We have two parts of work in this section. First, we present a simulation study to evaluate the KL divergence (and its calibration) between the considered approximate posteriors of the ARMA model coefficients and evaluate the impact of posteriors divergence in the Bayesian estimates. Second, we present two applications of our work to real world time series datasets.

5.1. Simulation study

In this simulation study, we have two objectives: (1) evaluating the KL divergence (and its calibration) between the considered approximate posteriors of the ARMA model coefficients, and (2) evaluating the impact of this posteriors divergence in the Bayesian estimates for several simulated time series data with different sample sizes, different ARMA model orders, and different values of the ARMA model coefficients. In the following we discuss the simulation study design and results for each objective.

5.2. Application to real-world time series

We introduce two real-world time series to demonstrate how the KL divergence can be used in reality to measure the distance between the derived approximate posteriors and to show the impact of this distance in the Bayesian estimates of the model coefficients.

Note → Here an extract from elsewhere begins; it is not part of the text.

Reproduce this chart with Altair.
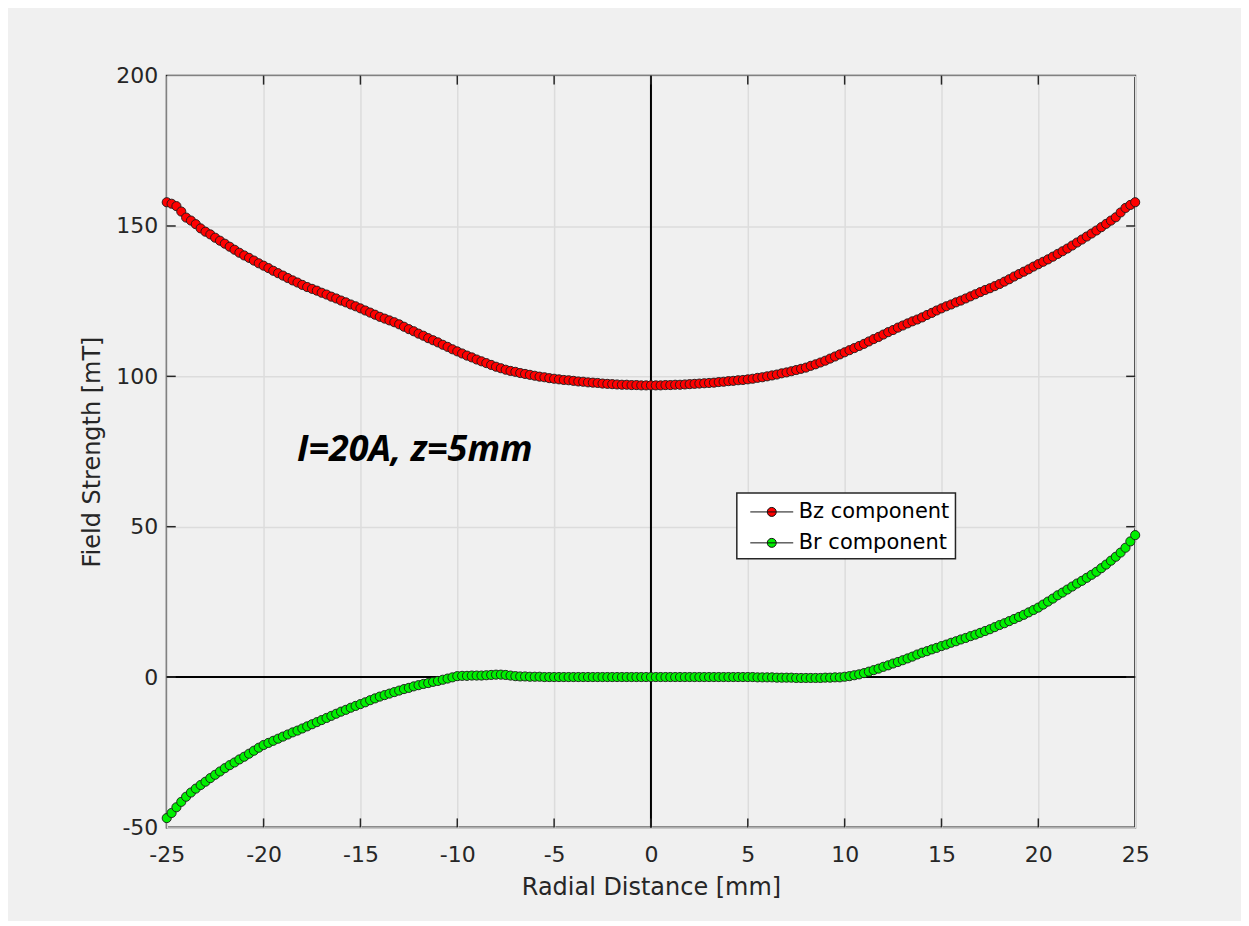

These two real-world time series datasets represent viscosity and concentration outputs from two different chemical processes (Box et al., 2015). These datasets were collected on full-scale processes to show the effect on these outputs of uncontrolled disturbances such as variations in feedstock. These two time series datasets are presented in Figure 1.

It can observe from Figure 1 that these two time series are not stationary, so we use the first difference to stationarize them; and we then identify the best suitable order of the ARMA model for the differenced time series datasets by using the corrected Akaike’s information criterion (AIC_c) with assuming the maximum order is five for both autoregressive and moving average parts. We compute the AIC_c for all the combinations of ARMA models and select the best model with smallest AIC_c value, and accordingly we identify the best model for both the differenced datasets is ARMA(1, 1). Using the identified models for these two time series datasets and employing the Jeffreys’ priors, we first obtain the Newbold, Zellner-Reynolds and Broemeling-Shaarawy approximate posteriors of the model coefficients. Second, we compute the KL divergence and its calibration between these approximate posteriors and present their results in Table 12. Finally, we compute the Bayesian estimates for the coefficients of these models and present results in Table 13. It is worth noting that these results are consistent with our conclusions in the simulation study in previous subsection.

In this paper we first reviewed the Newbold, Zellner-Reynolds, and Broemeling-Shaarawy analytic approximations proposed in the literature to approximate the posterior density of ARMA models to be analytically tractable. We then derived the KL divergence between these approximate posteriors and compute its calibration to measure the distance between these posteriors. We used a large number of Monte Carlo simulations from the approximate posteriors to evaluate the impact of the posteriors distance in the Bayesian estimates of mean and precision of the model coefficients. Simulation results confirmed that the Newbold and Zellner-Reynolds approximate posteriors are very close to each other, and they are strongly different from the Broemeling-Shaarawy approximate posterior. In particular, the results demonstrated that the Newbold and Zellner-Reynolds approximations show higher precision of the model coefficients compared to the Broemeling-Shaarawy approximation, which is reflected in the coefficients credible intervals. We applied our work to real-world time series datasets and their results are consistent with those of the simulation study.